Another misconception here, incidentally, is the idea that gay marriage is only a concern for gay rights activists.
“It’s easier to attack a minority religion, especially one that frankly isn’t very well understood, than to protest because 70 per cent of African American voters also supported Proposition 8,” says Mike Otterson, a somewhat exasperated church spokesman. “It’s a tactical thing. It makes it easier for them to vent their anger and frustration. But to vandalise chapels, vandalise temples, put graffiti on our buildings, protest outside our temples … It’s completely unreasonable. People have the right to protest. But this is way over the top.”

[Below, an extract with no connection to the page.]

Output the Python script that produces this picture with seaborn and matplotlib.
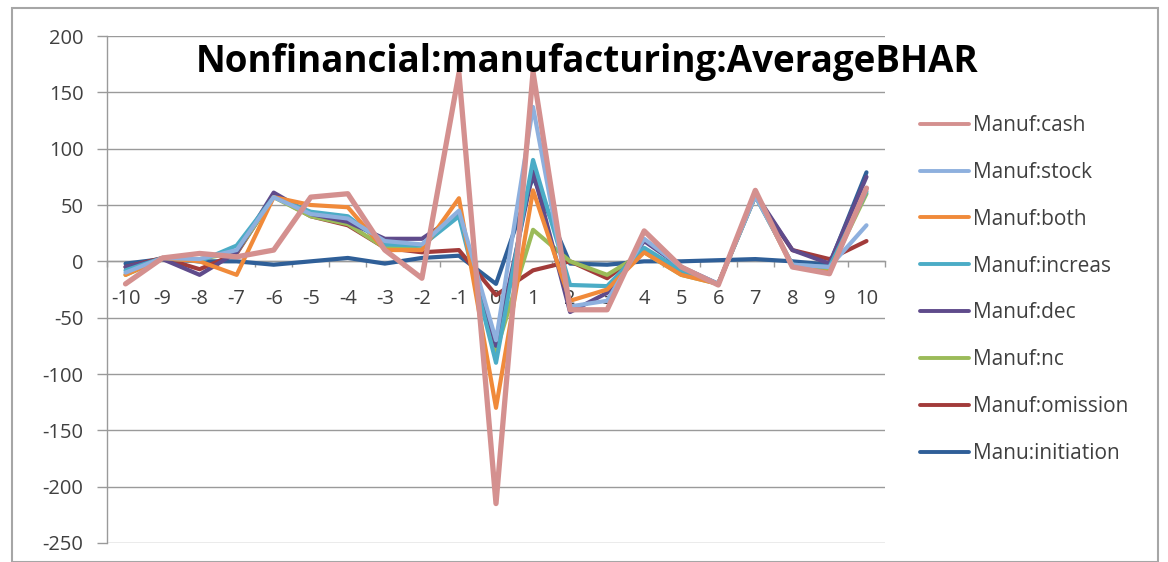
import numpy as np
import pandas as pd
import matplotlib
matplotlib.use("Agg")
import matplotlib.pyplot as plt
import seaborn as sns
from matplotlib.lines import Line2D
from matplotlib.patches import Rectangle

# Event window (relative period)
periods = list(range(-10, 11))

# Average BHAR per series
cash       = [-20, 3, 7, 4, 10, 57, 60, 10, -15, 167, -215, 168, -43, -43, 27, -5, -21, 63, -5, -11, 65]
stock      = [-10, 3, 2, 10, 57, 42, 38, 18, 15, 45, -70, 137, -40, -35, 20, -5, -20, 58, -3, -5, 32]
both       = [-12, 3, 0, -12, 57, 50, 48, 10, 10, 56, -130, 63, -35, -25, 8, -12, -20, 60, -5, -10, 65]
increas    = [-8, 3, 0, 14, 57, 44, 40, 15, 14, 40, -90, 90, -21, -22, 12, -8, -20, 58, -3, -5, 62]
dec        = [-5, 2, -12, 8, 61, 42, 35, 20, 20, 42, -75, 80, -45, -28, 18, -5, -20, 60, 10, -2, 75]
nc         = [-12, 2, 2, 8, 57, 40, 33, 12, 14, 42, -80, 28, 0, -12, 8, -12, -20, 58, -3, -8, 60]
omission   = [-5, 3, -7, 7, 58, 40, 32, 12, 8, 10, -30, -8, 0, -15, 10, -10, -20, 58, 10, 2, 18]
initiation = [-2, 2, 0, 0, -3, 0, 3, -2, 3, 5, -20, 75, -2, -3, 0, 0, 1, 2, 0, -3, 79]

series_names = ["Manu:initiation", "Manuf:omission", "Manuf:nc", "Manuf:dec",
                "Manuf:increas", "Manuf:both", "Manuf:stock", "Manuf:cash"]
series_values = [initiation, omission, nc, dec, increas, both, stock, cash]
series_colors = ["#2F5F98", "#A23B3A", "#9BBB59", "#5F4B8B",
                 "#4BACC6", "#F08A3A", "#8EB0DE", "#D4908F"]

y_ticks = list(range(-250, 201, 50))
title = "Nonfinancial:manufacturing:AverageBHAR"

df = pd.DataFrame({
    "period": periods * len(series_names),
    "bhar": [v for vals in series_values for v in vals],
    "series": [n for n in series_names for _ in periods],
})

sns.set_theme(style="white")
plt.rcParams["font.family"] = ["Open Sans", "DejaVu Sans"]

W, H = 1168, 562
fig = plt.figure(figsize=(W / 100, H / 100), dpi=100)
fig.patch.set_facecolor("white")

# outer chart frame
fig.patches.append(Rectangle((12 / W, 0), (1158 - 12) / W, 1 - 8 / H,
                             transform=fig.transFigure, fill=False,
                             edgecolor="#A6A6A6", linewidth=1.5))

ax = fig.add_axes([107 / W, 1 - 543 / H, (885 - 107) / W, (543 - 36) / H])
ax.set_facecolor("white")

palette = dict(zip(series_names, series_colors))
sns.lineplot(data=df, x="period", y="bhar", hue="series", hue_order=series_names,
             palette=palette, linewidth=3.0, legend=False, ax=ax, sort=False)
# the cash series is drawn a little heavier
ax.lines[-1].set_linewidth(3.8)

ax.set_xlim(-10.5, 10.5)
ax.set_ylim(-250, 200)
ax.set_yticks(y_ticks)
ax.set_yticklabels([str(t) for t in y_ticks])
ax.set_xticks(periods)
ax.set_xticklabels([str(p) for p in periods])
ax.set_xticks(np.arange(-10.5, 11, 1.0), minor=True)
ax.set_xlabel("")
ax.set_ylabel("")

ax.yaxis.grid(True, color="#9A9A9A", linewidth=1.0)
ax.set_axisbelow(True)

for s in ["top", "right"]:
    ax.spines[s].set_visible(False)
ax.spines["left"].set_color("#9A9A9A")
ax.spines["left"].set_linewidth(1.0)
ax.spines["bottom"].set_position(("data", 0))
ax.spines["bottom"].set_color("#9A9A9A")
ax.spines["bottom"].set_linewidth(1.0)
ax.spines["bottom"].set_zorder(0.5)

ax.tick_params(axis="y", which="major", direction="out", length=7, width=1,
               color="#9A9A9A", pad=10, labelsize=14.5, labelcolor="#404040", left=True)
ax.tick_params(axis="x", which="major", length=0, pad=20, labelsize=14.5,
               labelcolor="#404040", bottom=True)
ax.tick_params(axis="x", which="minor", direction="out", length=4, width=1,
               color="#9A9A9A", bottom=True)

fig.text(587 / W, 1 - 62 / H, title, ha="center", va="center",
         fontsize=26.5, fontweight="bold", color="black")

handles = [Line2D([0], [0], color=c, linewidth=2.8) for c in series_colors][::-1]
labels = series_names[::-1]
fig.legend(handles, labels, loc="upper left", bbox_to_anchor=(920 / W, 1 - 115 / H),
           frameon=False, fontsize=15, handlelength=2.35, handletextpad=0.2,
           labelspacing=1.24, borderaxespad=0, borderpad=0, labelcolor="#404040")

fig.savefig("out.png", dpi=100, facecolor="white")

The last part of this statement, that it the vandalism et al is wrong, is valid. However, the comparison to the 70% of African Americans who voted in favour is simply wrong. There is no Church of Black America which devoted $40 million to banning gay marriage. Additionally, blacks constitute around 6% of the population of California – making that 70% a lot less impressive. The LDS Church, on the other hand:
The facts regarding the current round of protests are disputed by both sides. The disagreement started several months before polling day, when Mormon congregations were read a letter by Thomas Monson, the Church’s president or “prophet” (a sort of Mormon Pope) asking them to give time and money to help ban gay marriage.
Followers, who place the family at the heart of their faith, responded in their thousands, providing up to $40m by some estimates that allowed the “Yes on 8” campaign to run a series of aggressive and highly-successful television attack ads. Some featured small girls announcing: “Today I learned in school that a prince can marry a prince and I can one day marry a princess!”
It is also, as noted later in the article, somewhat amusing seeing the LDS Church – which in its early history was notable for its obsession with polygamy – now fighting so fervently for “traditional” marriage.